The non-statically named file does have some part of the file name that is static to itself and separate from the rest which is what the grep searchterm is.

The variable itself is used to take some other actions later. – Jarrad S – 2016-12-10T04:26:47.790

(1) Why are you doing NR == 2?  (2) If you use awk, you should put the entire awk program in quotes; e.g., '{NR == 2}', with the curly braces inside the quotes. – G-Man Says 'Reinstate Monica' – 2016-12-17T03:23:58.720

Answers

0

var="$( find /var/run -iregex "$YOUR_REGEX" 2> /dev/null )"

Of course, man find to learn some limitations of the -iregex option.

If the searchterm is not too complex, you might use -iname "*$SEARCHTERM*" instead.

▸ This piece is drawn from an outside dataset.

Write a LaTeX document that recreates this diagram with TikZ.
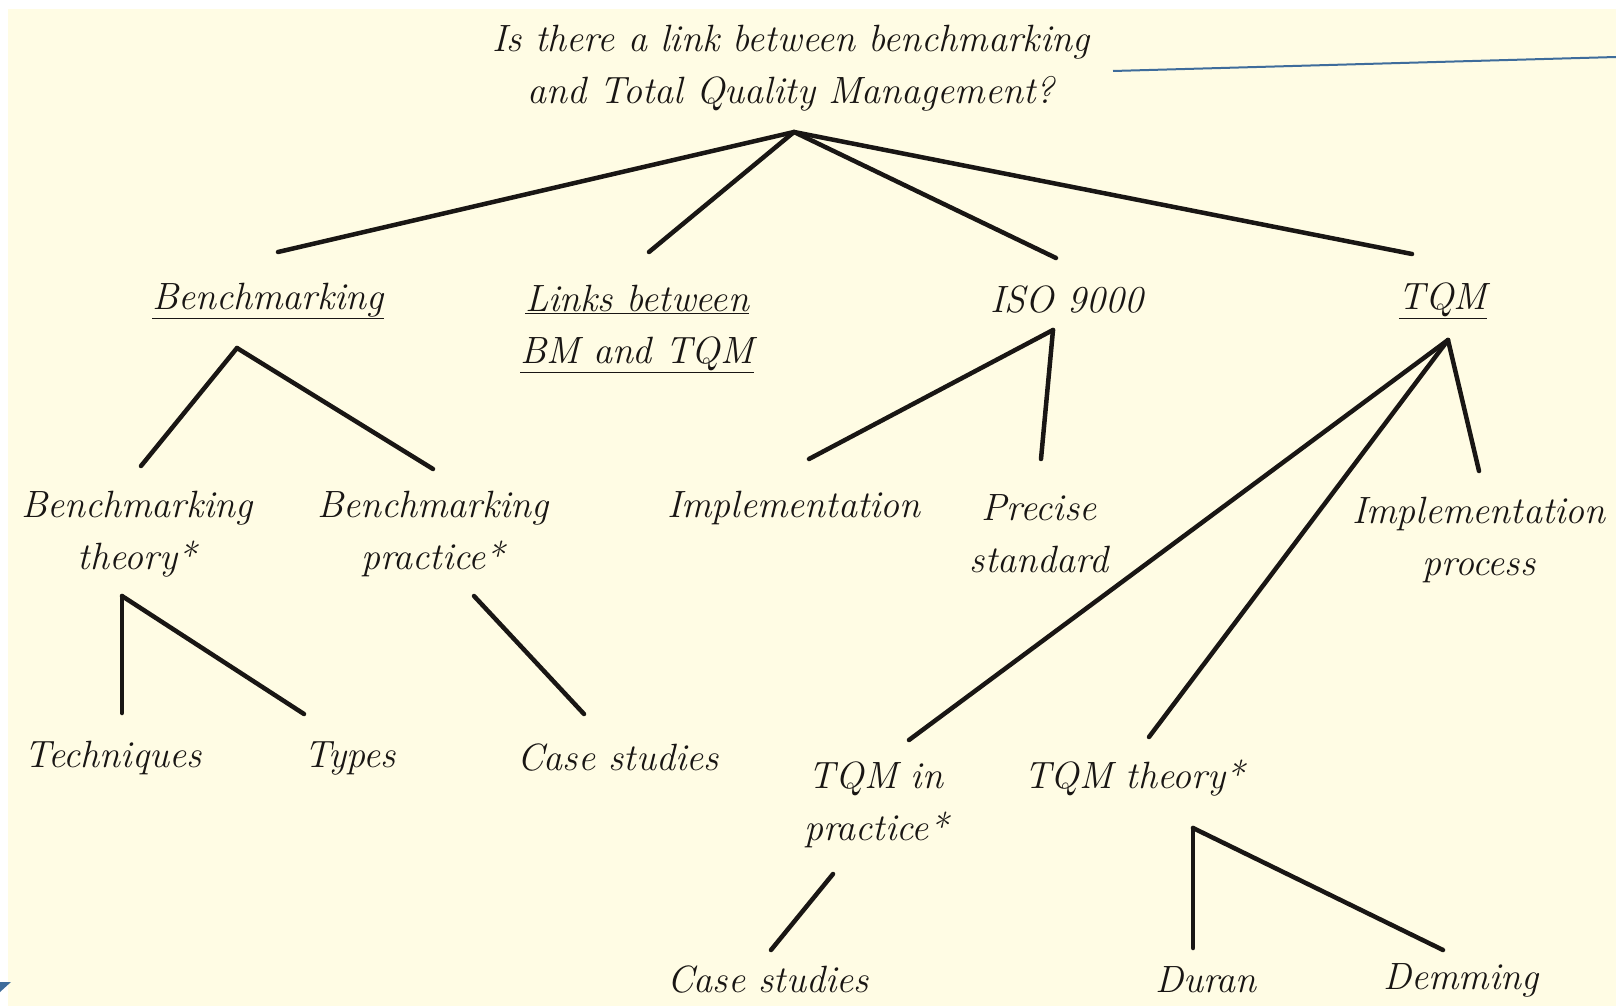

In general, parsing the output of ls is something you really should avoid.

pepoluan

Posted 2016-12-10T04:15:30.713

Reputation: 962

1This worked. I had to use a -type flag as well, but it worked out. – Jarrad S – 2016-12-12T11:38:18.193

0

If your situation is

There are four files in the directory — three have static names (e.g., red, blue and green) and one doesn’t.  But I know that the fourth one will have foo in its name.  I want to get that fourth filename.  Obviously, I can safely search for foo, because none of the static names contain foo.

then all you need to do is

var="$(echo /var/run/*foo*)"

If you’re just working in the current directory, and you do

var="$(echo *foo*)"

and the fourth filename might begin with a - (dash), the above can fail.  (Also, either of the above commands can fail if the filename might contain \ (backslash).)  But

var="$(printf '%s' *foo*)"

or

var="$(printf '%s' /var/run/*foo*)"

should work.

Of course, if the fourth filename might begin with a . (dot), you have another problem.